Tidak terkecuali pengalaman yang dialami AKBP Shinto Silitonga, Kepala Bidang Humas (Kabidhhumas) Polda Banten yang bangga bisa ungkap kasus menyangkut nyawa banyak orang.
Alumni Akademi Kepolisian (Akpol) tahun 1999 yang besar di dunia reserse ini banyak mengungkap kasus, namun dari deretan kasus-kasus pidana yang pernah dia ungkap, hanya satu kasus yang selalu diingatnya yaitu mengungkap kasus perbudakan di pabrik panci Kampung Bayur Opak, Desa Lebak, Sepatan Timur, Kabupaten Tangerang.

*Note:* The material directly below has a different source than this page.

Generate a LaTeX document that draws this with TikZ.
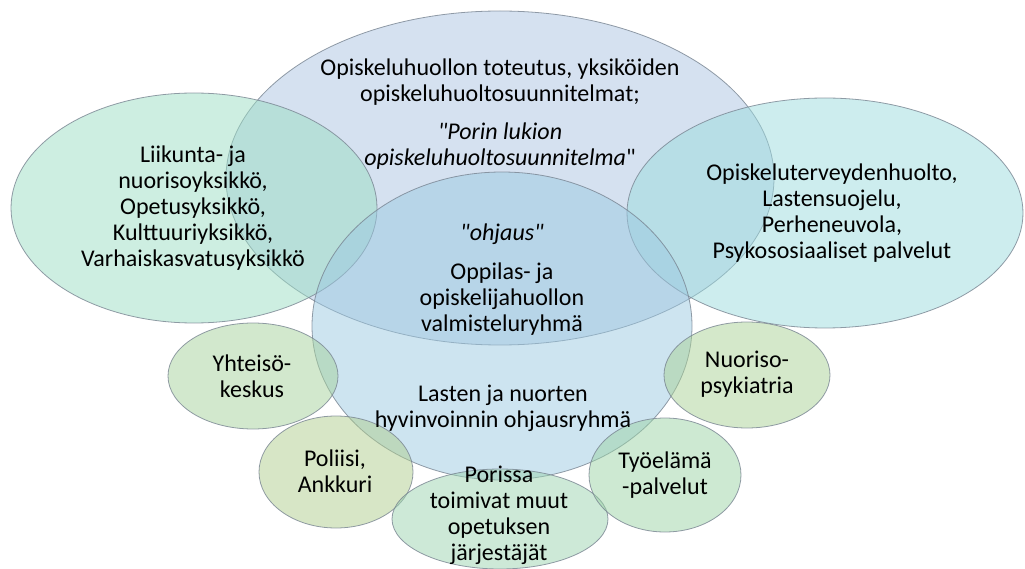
\documentclass[tikz,border=0pt]{standalone}
\usepackage{fontspec}
\setmainfont{Carlito}[Ligatures=TeXOff]
\usetikzlibrary{shapes.geometric}

\definecolor{tophue}{RGB}{171,195,225}
\definecolor{midhue}{RGB}{155,201,225}
\definecolor{lefthue}{RGB}{155,221,195}
\definecolor{righthue}{RGB}{155,219,221}
\definecolor{yhthue}{RGB}{165,209,155}
\definecolor{polhue}{RGB}{175,205,141}
\definecolor{porhue}{RGB}{155,211,175}
\definecolor{tyohue}{RGB}{155,211,165}
\definecolor{nuohue}{RGB}{169,209,149}
\definecolor{rimgray}{RGB}{120,132,145}

\begin{document}
\begin{tikzpicture}[x=1pt, y=-1pt,
    venn/.style={draw=rimgray, line width=0.8pt, draw opacity=0.8, fill opacity=0.5, ellipse, inner sep=0pt, outer sep=0pt},
    lbl/.style={align=center, inner sep=0pt, font=\fontsize{24}{26}\selectfont}]
        \useasboundingbox (0,0) rectangle (1025,569);

        % the big circles
        \node[venn, fill=tophue, minimum width=548, minimum height=334] (toteutus) at (500,178) {};
        \node[venn, fill=lefthue, minimum width=366, minimum height=230] (yksikot) at (194,208) {};
        \node[venn, fill=righthue, minimum width=396, minimum height=230] (palvelut) at (825,213) {};
        \node[venn, fill=midhue, minimum width=380, minimum height=308] (ohjaus) at (502,326) {};

        % the small partners
        \node[venn, fill=yhthue, minimum width=170, minimum height=106] (yhteiso) at (253,376) {};
        \node[venn, fill=polhue, minimum width=154, minimum height=112] (poliisi) at (336,472) {};
        \node[venn, fill=porhue, minimum width=216, minimum height=100] (porissa) at (500,519) {};
        \node[venn, fill=tyohue, minimum width=152, minimum height=114] (tyoelama) at (665,475) {};
        \node[venn, fill=nuohue, minimum width=166, minimum height=106] (nuoriso) at (747,375) {};

        % texts
        \node[lbl] (toteutusA) at (500,82) {Opiskeluhuollon toteutus, yksiköiden\\opiskeluhuoltosuunnitelmat;};
        \node[lbl] (toteutusB) at (500,146) {\textit{"Porin lukion}\\\textit{opiskeluhuoltosuunnitelma}"};
        \node[lbl] (yksikotT) at (193,208) {Liikunta- ja\\nuorisoyksikkö,\\Opetusyksikkö,\\Kulttuuriyksikkö,\\Varhaiskasvatusyksikkö};
        \node[lbl] (palvelutT) at (832,213) {Opiskeluterveydenhuolto,\\Lastensuojelu,\\Perheneuvola,\\Psykososiaaliset palvelut};
        \node[lbl] (ohjausA) at (502,234) {\textit{"ohjaus"}};
        \node[lbl] (ohjausB) at (502,299) {Oppilas- ja\\opiskelijahuollon\\valmisteluryhmä};
        \node[lbl] (ohjausC) at (503,408) {Lasten ja nuorten\\hyvinvoinnin ohjausryhmä};
        \node[lbl] (yhteisoT) at (252,376) {Yhteisö-\\keskus};
        \node[lbl] (poliisiT) at (335,471) {Poliisi,\\Ankkuri};
        \node[lbl] (porissaT) at (499,515) {Porissa\\toimivat muut\\opetuksen\\järjestäjät};
        \node[lbl] (tyoelamaT) at (665,475) {Työelämä\\-palvelut};
        \node[lbl] (nuorisoT) at (747,374) {Nuoriso-\\psykiatria};
\end{tikzpicture}
\end{document}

"Kenapa kasus perbudakan yang selalu saya ingat karena ini persoalan nasib dan nyawa banyak orang. Pelakunya pun divonis cukup tinggi oleh Majelis Hakim Pengadilan Negeri Tangerang yaitu 11 tahun," ungkap AKBP Shinto Silitonga kepada Poskota.

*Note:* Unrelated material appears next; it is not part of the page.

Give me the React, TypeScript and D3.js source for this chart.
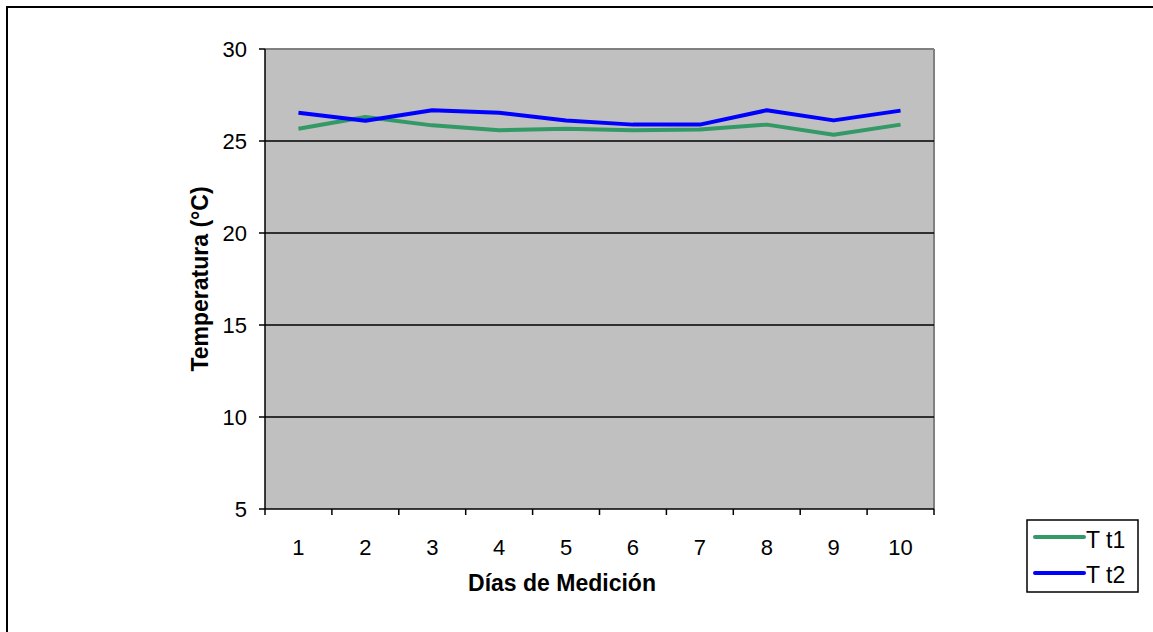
import React from "react";
import * as d3 from "d3";

const categories = ["1", "2", "3", "4", "5", "6", "7", "8", "9", "10"];
const seriesT1 = [25.67, 26.3, 25.85, 25.58, 25.67, 25.58, 25.63, 25.89, 25.34, 25.89];
const seriesT2 = [26.54, 26.1, 26.67, 26.54, 26.12, 25.89, 25.89, 26.67, 26.12, 26.65];
const yTicks = [5, 10, 15, 20, 25, 30];
const seriesNames = ["T t1", "T t2"];
const seriesColors = ["#339966", "#0000FF"];

export default function App() {
  const W = 1153, H = 632;
  const left = 265, right = 934, top = 49, bottom = 509;
  const x = d3.scaleBand().domain(categories).range([left, right]);
  const y = d3.scaleLinear().domain([5, 30]).range([bottom, top]);
  const line = d3
    .line<number>()
    .x((_, i) => (x(categories[i]) as number) + x.bandwidth() / 2)
    .y((d) => y(d));
  const font = "'Liberation Sans', Arial, sans-serif";
  const all = [seriesT1, seriesT2];
  return (
    <svg width={W} height={H} style={{ position: "absolute", left: 0, top: 0 }} fontFamily={font}>
      <rect x={0} y={0} width={W} height={H} fill="#fff" />
      <rect x={7} y={7} width={W + 20} height={H + 20} fill="none" stroke="#000" strokeWidth={2} />
      <rect x={left} y={top} width={right - left} height={bottom - top} fill="#c0c0c0" />
      <line x1={left} x2={right} y1={top} y2={top} stroke="#808080" strokeWidth={2} />
      <line x1={right} x2={right} y1={top} y2={bottom} stroke="#808080" strokeWidth={2} />
      {yTicks.filter((t) => t !== 5 && t !== 30).map((t) => (
        <line key={t} x1={left} x2={right} y1={y(t)} y2={y(t)} stroke="#000" strokeWidth={1.5} />
      ))}
      {all.map((s, i) => (
        <path key={i} d={line(s) || ""} fill="none" stroke={seriesColors[i]} strokeWidth={4} strokeLinejoin="round" />
      ))}
      <line x1={left} x2={left} y1={top} y2={bottom} stroke="#000" strokeWidth={1.5} />
      <line x1={left} x2={right} y1={bottom} y2={bottom} stroke="#000" strokeWidth={1.5} />
      {yTicks.map((t) => (
        <g key={t}>
          <line x1={left - 6} x2={left} y1={y(t)} y2={y(t)} stroke="#000" strokeWidth={1.5} />
          <text x={247} y={y(t)} dy="0.35em" textAnchor="end" fontSize={22}>{t}</text>
        </g>
      ))}
      {categories.map((c) => (
        <line key={"t" + c} x1={x(c) as number} x2={x(c) as number} y1={bottom} y2={bottom + 6} stroke="#000" strokeWidth={1.5} />
      ))}
      <line x1={right} x2={right} y1={bottom} y2={bottom + 6} stroke="#000" strokeWidth={1.5} />
      {categories.map((c) => (
        <text key={"l" + c} x={(x(c) as number) + x.bandwidth() / 2} y={555} textAnchor="middle" fontSize={22}>{c}</text>
      ))}
      <text x={562} y={591} textAnchor="middle" fontSize={23} fontWeight="bold">Días de Medición</text>
      <text transform={`translate(208,${(top + bottom) / 2}) rotate(-90)`} textAnchor="middle" fontSize={23} fontWeight="bold">Temperatura (°C)</text>
      <rect x={1027} y={520} width={111} height={72} fill="#fff" stroke="#000" strokeWidth={1.5} />
      {seriesNames.map((n, i) => (
        <g key={n}>
          <line x1={1035} x2={1084} y1={537 + i * 36} y2={537 + i * 36} stroke={seriesColors[i]} strokeWidth={4} strokeLinecap="round" />
          <text x={1086} y={548 + i * 35} fontSize={23}>{n}</text>
        </g>
      ))}
    </svg>
  );
}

Pria kelahiran Medan, Sumatera Utara ini menceritakan ketika kasus perbudakan itu mencuat pada pertengahan tahun 2013 lalu, dirinya yang berpangkat Komisaris Polisi (Kompol) menjabat sebagai Kepala Satuan Reserse Kriminal (Kasatreskrim) Polres Kota Tangerang.
Kasus perbudakan di perusahaan pembuatan panci, kata Shinto, menjadi sorotan publik karena sisi humanismenya tinggi.
Para buruh yang hanya bergaji Rp600 ribu harus bekerja lebih dari 12 jam untuk membuat 200 panci. Jika tidak mencapai target, lanjutnya, para pekerja akan disiksa dan dipukul.
"Mereka bekerja mulai jam 05.30 pagi hingga jam 1 malam, dan hanya diberi makan nasi putih, tahu dan tempe. Gajinya pun hanya Rp600 ribu sebulan," kata Alumni Akpol 1999 ini.
Usai bekerja, para pekerja tinggal di sebuah ruangan berukuran 4 meter X 6 meter yang berada di belakang pabrik.
Pada saat kasus perbudakan itu terungkap, ada 7 karyawan yang tinggal dalam ruangan sempit tersebut.
Di dalam ruangan kecil itu terdapat kamar mandi, namun tidak ada ventilasi udara, dan mereka hanya diberi dua tikar yang sudah rusak untuk tidur.